Useful sayings #1: “an argument is never about what it’s about”


Some people do their yoga sitting in the lotus position; I do mine on my bicycle on sunny summer mornings like today. It is the best way to meditate because, apart from keeping a weather eye open for potholes, half-blind Shestyorka drivers and broken glass on the road, you can empty your mind of everyday concerns and consider the wider issues of life, death and the beauty of truth. Your legs do the thinking, allowing the brain to relax.
     I have a few regular circuits I take for my two-wheeled meditation sessions (I once wrote about this in Passport). The shortest is 24 kms round Khimki, and since this was the first of the season, I took that one this morning. It runs in two places through Khimki forest where the controversial road is being built. Over the last couple of years, I have observed progress. As it is five months since I last meditated, I was not surprised to see changes. The main one is that construction of the bridge over the Moscow-Volga Canal is now well under way (see picture).
     I have been aware of the protests about construction of the road, and once went to see one that the police had warned that they would break up. It was a pretty tame affair, and most of the violence seems to be unofficial. But it set me thinking about why people are protesting about this road.
     The publicly-stated reason is the oak forest. I am not sure I see this. I haven’t walked through it, but from the bicycle, it appears that 90% of it is birch. It is naturally a shame when any wood is felled for construction of any sort, but the Russian habit of dealing in absolutes (see 15 April: Putin’s speech to the Duma) is an administrative handicap in a crowded world since it makes practical, low-temperature compromise hard to achieve. Clearly the country needs better roads, and clearly it has plenty of trees. The sacrifice of a few of them, even oaks, seems a small price to pay for an important piece of infrastructure.

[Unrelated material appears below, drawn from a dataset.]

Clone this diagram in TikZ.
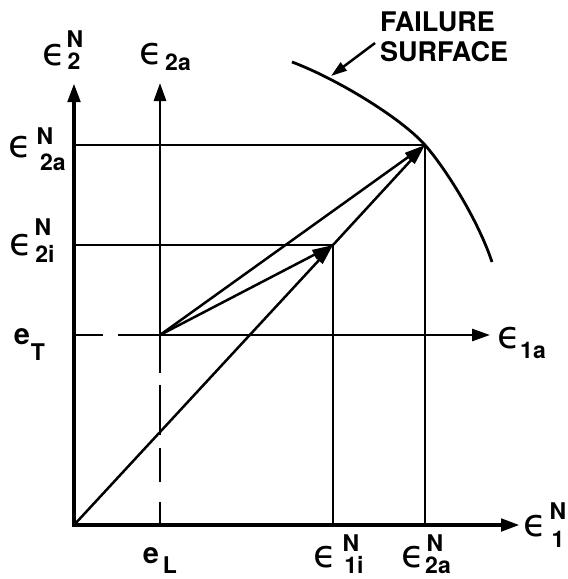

     On the other hand, I support the protests because I think civil action is a muscle which, in Russia, needs to be built up after being forced to atrophy for seventy years under Communism. I think the Russian police need some practice in dealing with civil protest on a sub-absolute basis, and the authorities need to get into the habit of taking account of public opinion before it “goes absolute” and revolution or violence threatens.
     But I am still left with this thought: why protest so much about this particular wood? I know several Russians who think the whole dispute is about property values. Others talk mystically about karma and God’s creation. Both points illustrate the good old English saying that an argument is never about what it’s about. When people make a really big noise about something, there is usually a different point at the back of it than the one that is being shouted from the rooftops. More commonly there are two different unspoken points, one for each side of the argument.
     Russia is ahead of the game in this respect, because I suspect that there are three unspoken issues behind the Khimki forest dispute: sordid money-grubbing, mystical tree-hugging and the untranslatable but omnipresent Russian “soul”, which prefers any form of argument to a boring but workable compromise.
     At least that is what was going through my mind this morning as, in the cool spring sunshine, I swept past the walls of birch on either side of the existing road, looking for oak trees at every moment I judged it safe to do so, given the risk of potholes.